#### Objective
Pull out every line from the listing that has the word "diagram".

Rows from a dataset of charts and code
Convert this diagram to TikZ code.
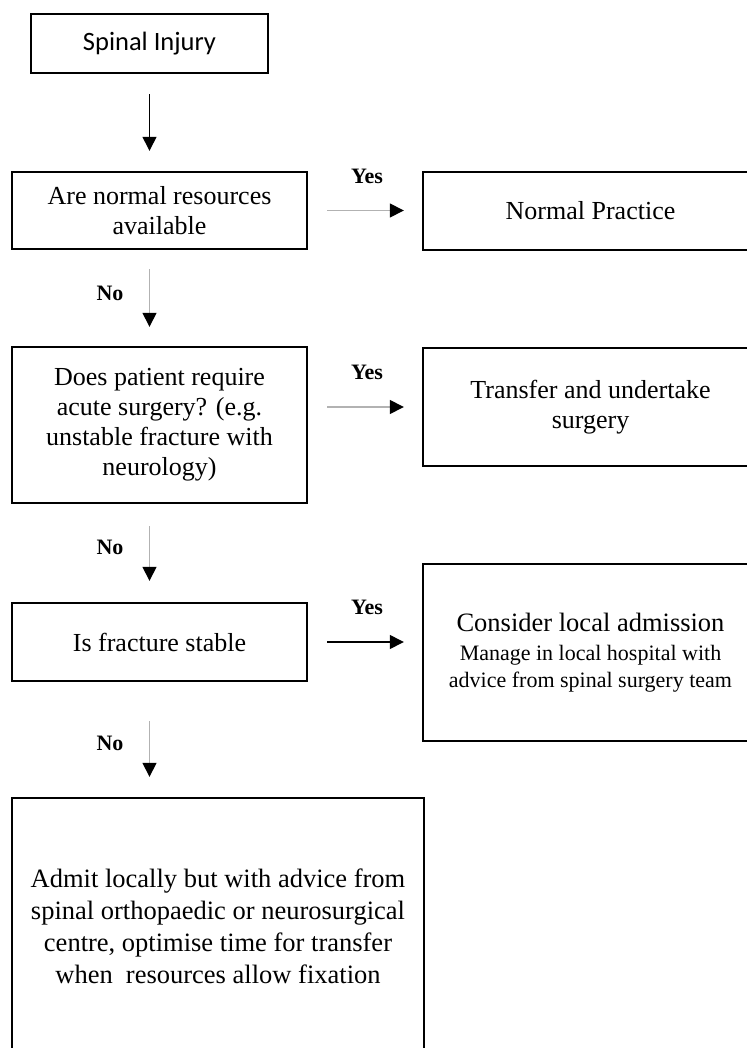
\documentclass[tikz,border=0pt]{standalone}
\usepackage{fontspec}
\setmainfont{Liberation Serif}
\newfontfamily\calibrifont{Carlito}
\usetikzlibrary{arrows.meta}
\begin{document}
\begin{tikzpicture}[x=1pt,y=-1pt,
  box/.style={draw=black,line width=2.4pt,rectangle,inner sep=0pt,align=center,
    font=\fontsize{26}{30}\selectfont},
  arr/.style={line width=1.4pt,-{Triangle[length=14pt,width=14pt]}},
  greyarr/.style={line width=1.5pt,draw=gray!60,-{Triangle[length=14pt,width=14pt,color=black]}},
  lbl/.style={font=\bfseries\fontsize{22}{26}\selectfont,inner sep=0pt}
]
\useasboundingbox (0,0) rectangle (746,1048);
% boxes
\node[box,minimum width=237pt,minimum height=59pt,font=\calibrifont\fontsize{26.5}{30}\selectfont] (b1) at (149.5,43.5) {Spinal Injury};
\node[box,minimum width=295pt,minimum height=77pt] (b2) at (159.5,210.5) {Are normal resources\\available};
\node[box,minimum width=335pt,minimum height=78pt] (b3) at (590.5,211) {Normal Practice};
\node[box,minimum width=295pt,minimum height=156pt] (b4) at (159.5,425) {Does patient require\\acute surgery? (e.g.\\unstable fracture with\\neurology)};
\node[box,minimum width=335pt,minimum height=118pt] (b5) at (590.5,407) {Transfer and undertake\\surgery};
\node[box,minimum width=295pt,minimum height=78pt] (b6) at (159.5,642) {Is fracture stable};
\node[box,minimum width=335pt,minimum height=177pt] (b7) at (590.5,652.5) {{\fontsize{26.5}{28}\selectfont Consider local admission}\\[-1pt]{\fontsize{22}{25}\selectfont Manage in local hospital with}\\[-3pt]{\fontsize{22}{25}\selectfont advice from spinal surgery team}};
\node[box,minimum width=412pt,minimum height=256pt,font=\fontsize{26.5}{32}\selectfont] (b8) at (218,926) {Admit locally but with advice from\\spinal orthopaedic or neurosurgical\\centre, optimise time for transfer\\when\ \ resources allow fixation};
% vertical arrows
\draw[arr,shorten <=20pt,shorten >=20pt] (b1.south) -- (b1.south |- b2.north);
\draw[greyarr,shorten <=19pt,shorten >=19pt] (b1.south |- b2.south) -- (b1.south |- b4.north);
\draw[greyarr,shorten <=22pt,shorten >=21pt] (b1.south |- b4.south) -- (b1.south |- b6.north);
\draw[greyarr,shorten <=39pt,shorten >=20pt] (b1.south |- b6.south) -- (b1.south |- b8.north);
% horizontal arrows
\draw[greyarr,shorten <=19pt,shorten >=18pt] (b2.east) -- (b3.west |- b2.east);
\draw[greyarr,shorten <=19pt,shorten >=18pt] (b4.east |- b5.west) -- (b5.west);
\draw[arr,shorten <=19pt,shorten >=18pt] (b6.east) -- (b7.west |- b6.east);
% labels
\node[lbl] (y1) at (367,176) {Yes};
\node[lbl] (y2) at (367,372) {Yes};
\node[lbl] (y3) at (367,607) {Yes};
\node[lbl] (n1) at (110,293) {No};
\node[lbl] (n2) at (110,547) {No};
\node[lbl] (n3) at (110,743) {No};
\end{tikzpicture}
\end{document}
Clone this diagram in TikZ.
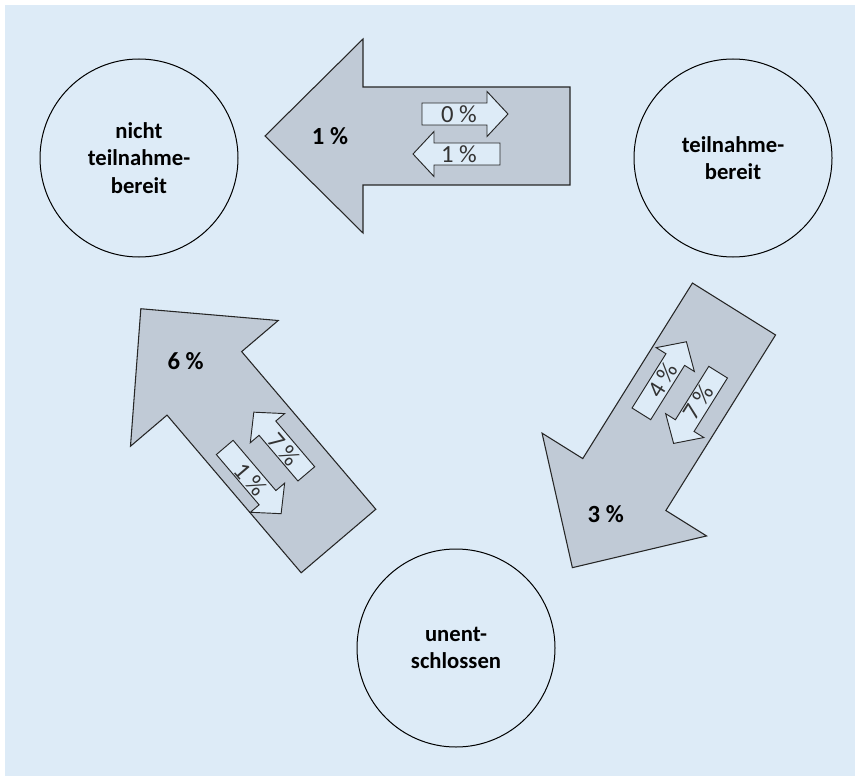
\documentclass[tikz,border=0pt]{standalone}
\usepackage{fontspec}
\setmainfont{Carlito}
\definecolor{bgblue}{RGB}{221,235,247}
\definecolor{flowgray}{RGB}{192,202,214}

% big flow arrow, local frame: tail centre at origin, pointing along +x
\newcommand\mainflow{%
  \draw[flow] (0,-49) -- (207,-49) -- (207,-97) -- (305,0) -- (207,97) -- (207,49) -- (0,49) -- cycle;}
% small flow arrow: #1 tail end, #2 tip, #3 offset from axis
\newcommand\subflow[3]{%
  \pgfmathsetmacro\headbase{#2-21*sign(#2-#1)}%
  \draw[subflowline] (#1,#3-11) -- (\headbase,#3-11) -- (\headbase,#3-22.5) -- (#2,#3)
    -- (\headbase,#3+22.5) -- (\headbase,#3+11) -- (#1,#3+11) -- cycle;}

\begin{document}
\begin{tikzpicture}[
    x=0.75pt, y=0.75pt,
    state/.style={draw, circle, minimum size=148.5pt, inner sep=0pt, align=center, line width=0.75pt,
      font=\bfseries\fontsize{17}{20.5}\selectfont},
    flow/.style={draw=black!85, fill=flowgray, line width=0.8pt, line join=miter},
    subflowline/.style={draw=black!85, fill=bgblue, line width=0.7pt},
    share/.style={font=\bfseries\fontsize{18.5}{20}\selectfont},
    subshare/.style={font=\fontsize{18.5}{20}\selectfont, text=black!80, inner sep=0pt}
]
    \useasboundingbox (0,0) rectangle (855,776);
    \fill[bgblue] (5,0) rectangle (855,771);

    % States
    \node[state] (nicht) at (139,618) {nicht\\teilnahme-\\bereit};
    \node[state] (bereit) at (733,618) {teilnahme-\\bereit};
    \node[state] (unent) at (456,128) {unent-\\schlossen};

    % bereit -> nicht
    \begin{scope}[shift={(570,640)}, rotate=180]
        \mainflow
        \node[share] (shareTop) at (240,0) {1 \%};
        \subflow{148}{62}{-22}
        \node[subshare, rotate=0] (subTopA) at (111,-22) {0 \%};
        \subflow{70}{157}{18}
        \node[subshare, rotate=0] (subTopB) at (111,18) {1 \%};
    \end{scope}

    % bereit -> unent
    \begin{scope}[shift={(734,467)}, rotate=238]
        \mainflow
        \node[share] (shareRight) at (242,0) {3 \%};
        \subflow{138}{53}{-23}
        \node[subshare, rotate=58] (subRightA) at (98,-23) {4 \%};
        \subflow{62}{146}{20}
        \node[subshare, rotate=58] (subRightB) at (98,19) {7 \%};
    \end{scope}

    % unent -> nicht
    \begin{scope}[shift={(338.5,235)}, rotate=130.4]
        \mainflow
        \node[share] (shareLeft) at (236,0) {6 \%};
        \subflow{72}{153}{-19}
        \node[subshare, rotate=-49.6] (subLeftA) at (105,-18) {7 \%};
        \subflow{145}{58}{26}
        \node[subshare, rotate=-49.6] (subLeftB) at (104,27) {1 \%};
    \end{scope}
\end{tikzpicture}
\end{document}
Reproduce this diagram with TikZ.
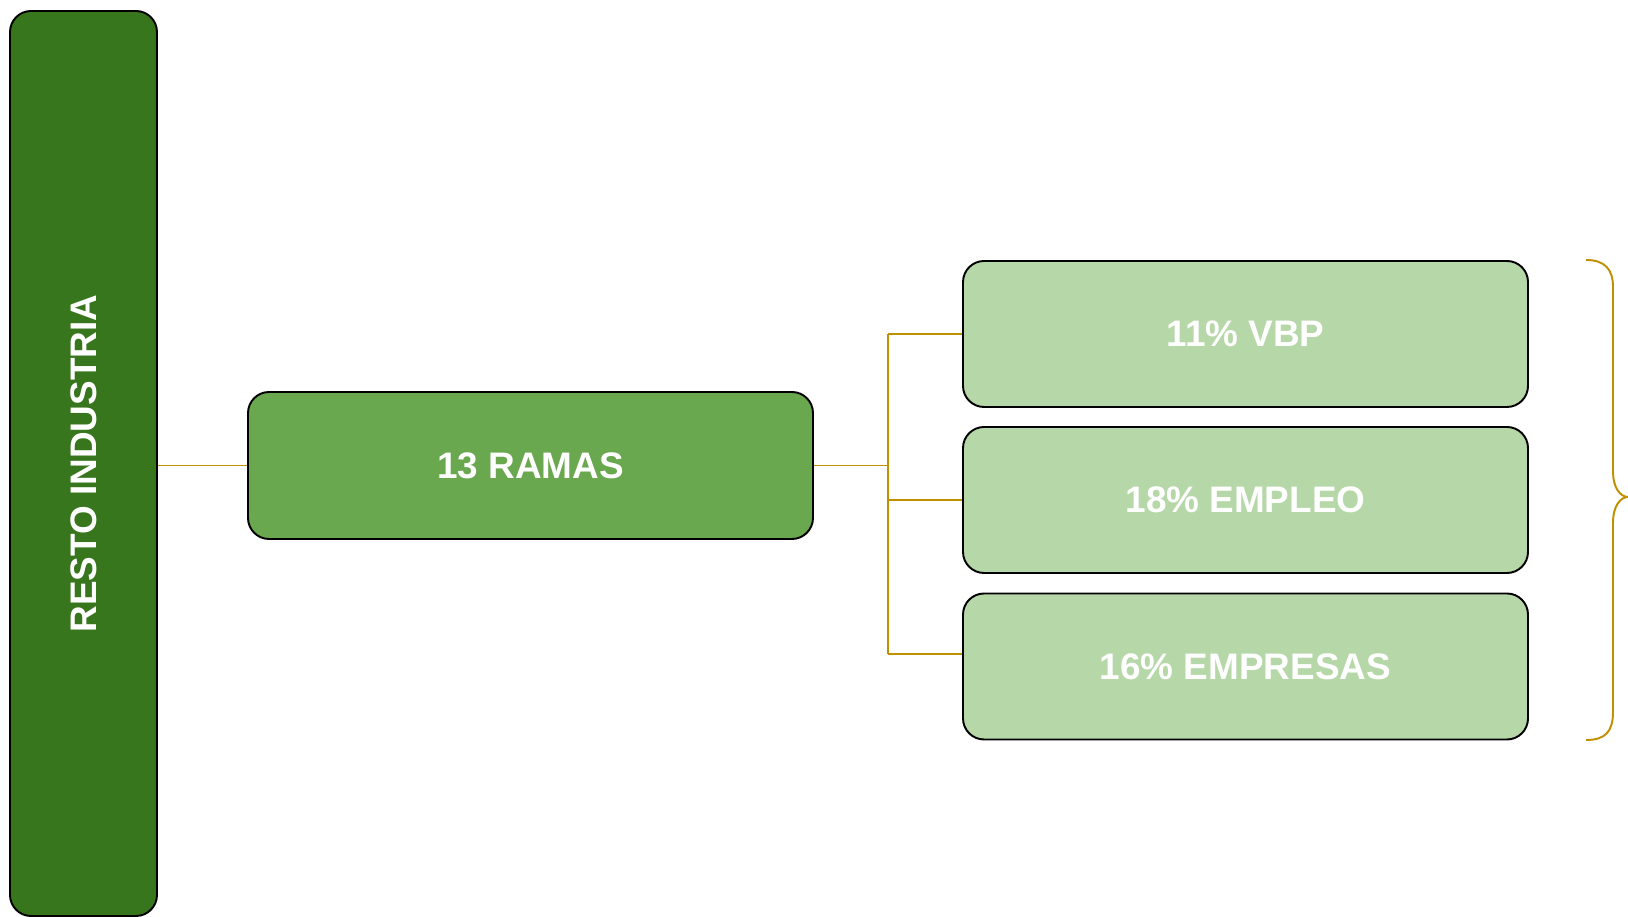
\documentclass[tikz,border=0pt]{standalone}
\usepackage{fontspec}
\setmainfont{Liberation Sans}
\usepackage{tikz}
\usetikzlibrary{arrows,positioning,calc}
\definecolor{darkgreen}{HTML}{38761D}
\definecolor{midgreen}{HTML}{6AA84F}
\definecolor{lightgreen}{HTML}{B6D7A8}
\definecolor{gold}{HTML}{BF9000}
\tikzstyle{box}=[draw=black,line width=1.1pt,rounded corners=12pt,text=white,font=\fontsize{21}{25}\selectfont\bfseries,inner sep=0pt]
\tikzstyle{share}=[box,fill=lightgreen,minimum width=11.3cm,minimum height=2.92cm]
\tikzstyle{link}=[draw=gold,line width=1.1pt]

\begin{document}
\begin{tikzpicture}
      \useasboundingbox (0,0) rectangle (32.56,18.34);
      \node[box,fill=darkgreen,minimum width=2.94cm,minimum height=18.1cm] at (1.67, 9.07) (resto) {};
      \node[rotate=90,text=white,font=\fontsize{21}{25}\selectfont\bfseries] at (resto.center) (restolbl) {RESTO INDUSTRIA};
      \node[box,fill=midgreen,minimum width=11.3cm,minimum height=2.94cm] at (10.61, 9.03) (ramas) {13 RAMAS};
      \node[share] at (24.91, 11.66) (vbp) {11\% VBP};
      \node[share] at (24.91,  8.34) (empleo) {18\% EMPLEO};
      \node[share] at (24.91,  5.01) (empresas) {16\% EMPRESAS};
      \coordinate (j) at (17.76, 9.03);
      \coordinate (k) at ($(empresas.west)+(0,0.25)$);
      \draw[link] (ramas.west -| resto.east) -- (ramas.west);
      \draw[link] (ramas.east) -- (j);
      \draw[link] (j |- vbp.west) -- (j |- k);
      \draw[link] (j |- vbp.west) -- (vbp.west);
      \draw[link] (j |- empleo.west) -- (empleo.west);
      \draw[link] (j |- k) -- (k);
      % brace
      \draw[gold,line width=1.1pt] (31.72,13.14) .. controls (32.1,13.14) and (32.26,12.95) .. (32.26,12.6)
        -- (32.26,8.9) .. controls (32.26,8.6) and (32.4,8.4) .. (32.56,8.4)
        .. controls (32.4,8.4) and (32.26,8.2) .. (32.26,7.9)
        -- (32.26,4.1) .. controls (32.26,3.7) and (32.1,3.54) .. (31.72,3.54);
\end{tikzpicture}
\end{document}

#### Task solution
Convert this diagram to TikZ code.
Clone this diagram in TikZ.
Reproduce this diagram with TikZ.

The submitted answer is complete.